In a world obsessed with national reach, local stories are winning.

 

Algorithms today do not reward scale the way they once did. They reward relevance. They look for signals that content matters to real people in real places. Comments from neighbors. Shares among educators, organizers, parents, business owners, and civic leaders. Engagement that comes from recognition, not spectacle.

 

Local stories feel human in a noisy feed because they are human. They include names you recognize, places you have been, and issues that affect daily life. When someone shares a story about a community festival or a local book launch, it does not feel like marketing. It feels like participation.

 

That distinction matters.

 

Local activity creates repeat engagement. A school initiative unfolds over months. A nonprofit project builds through updates. A business opening sparks conversation before and after the doors open. Each moment reinforces the next. Each interaction builds familiarity and trust.
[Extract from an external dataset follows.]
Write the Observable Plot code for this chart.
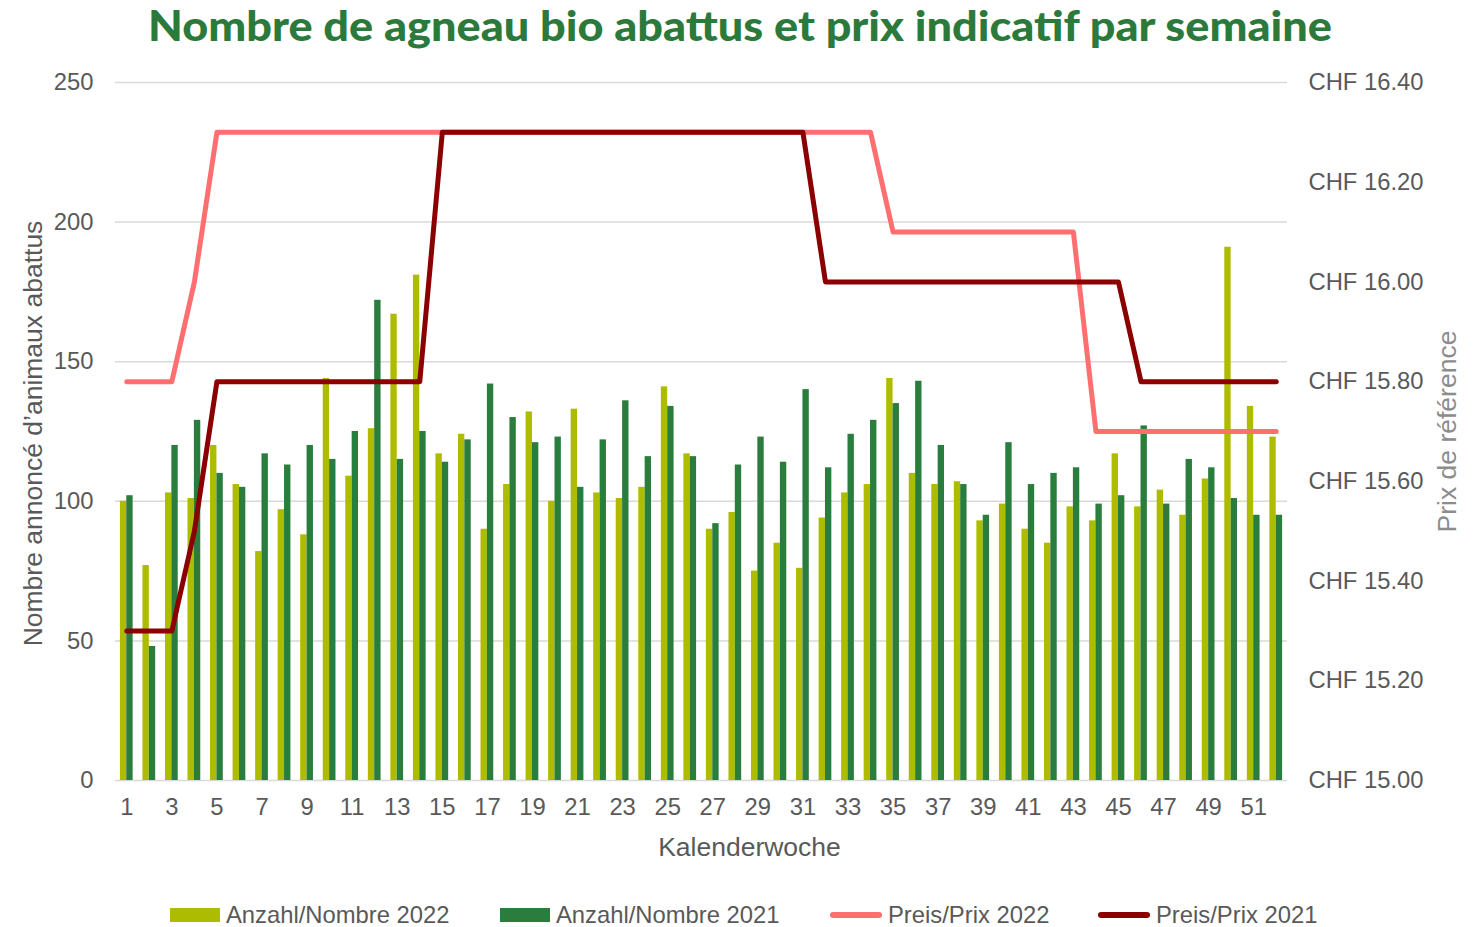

Algorithms notice the pattern, but more importantly, people do.

 

This is why authenticity has become the real growth lever.

 

Authenticity is not a buzzword here. It is consistency. It is telling the story of the work, not just the outcome. It is acknowledging the people behind the scenes. It is understanding that economic impact does not always start with scale. It starts with belonging.

 

For educators, nonprofits, and small businesses, this is good news. You do not need to compete with national brands to be seen. You need to be relevant to the community you serve.

 

When local stories are told well, reach does not shrink. It compounds.

 

And sometimes, all it takes is slowing down long enough to read what has been right in front of you all along.